Hi Reeza,
Wouldn't the JSON libname convert individual files and then append? In that case the main problem of varying variable length will exist.
I am struggling to run your other code which is giving me many error messages.
@BayzidurRahman wrote:
Hi Reeza,
Wouldn't the JSON libname convert individual files and then append? In that case the main problem of varying variable length will exist.
I am struggling to run your other code which is giving me many error messages.
You need to construct a MAP file that generates the right data structure and use it with every JSON engine libref you create. Then the individual datasets will be compatible.
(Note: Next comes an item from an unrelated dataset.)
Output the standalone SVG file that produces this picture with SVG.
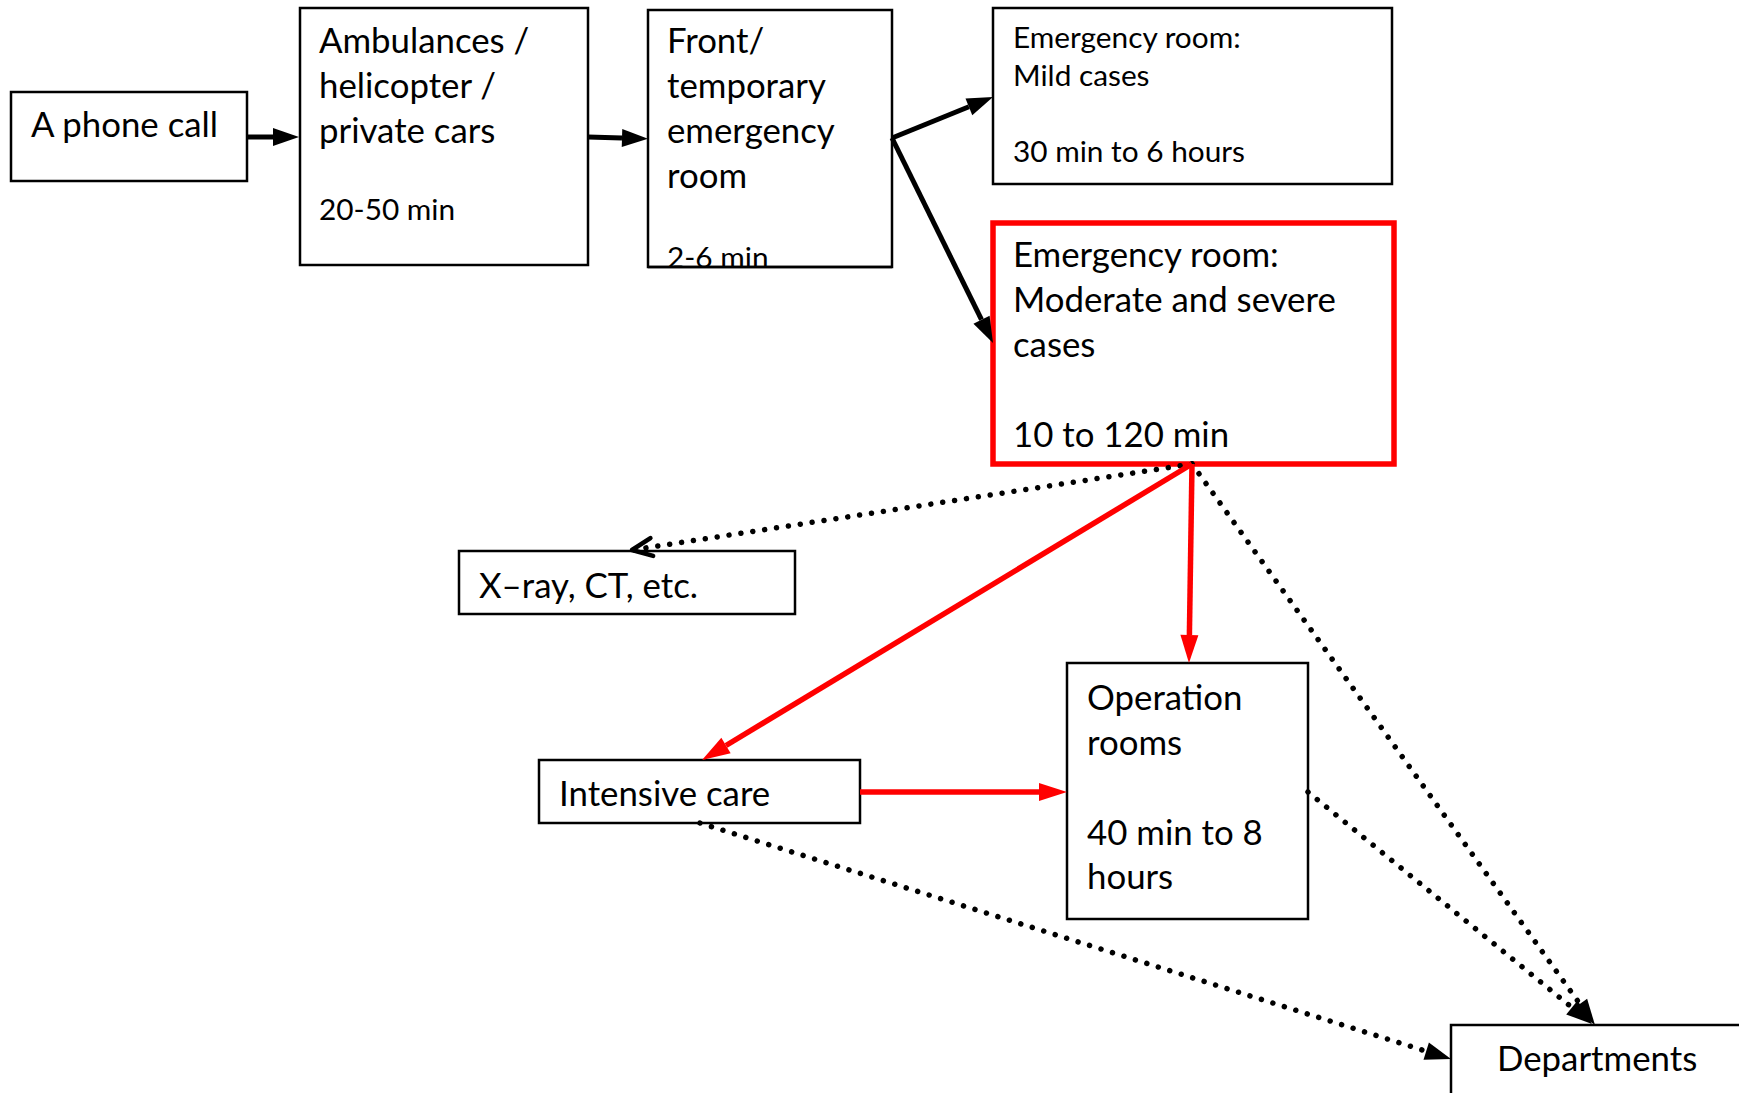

A sample code would be very helpful.
So if you have a simple SAS dataset that list every variable and has the other fields needed to make a map file, like this for example:
DSNAME is the name you want for the dataset. TABLEPATH is how to find where to start a new table. For you simple single table JSON files it should always just be /root.
NAME is the variable name.
TYPE is the variable type. You might not need that first ORDINAL variable that automap always makes. You only need a LENGTH for the character variables. For the character variables set it to maximum value you should have for that field in any of the JSON files.
PATH is the where to find that variable in the JSON. For you simple files it should just be /root/variable name. Note that the PATH and TABLEPATH are values are case sensitive.
Then you can use it to write out a map file using a data step like this.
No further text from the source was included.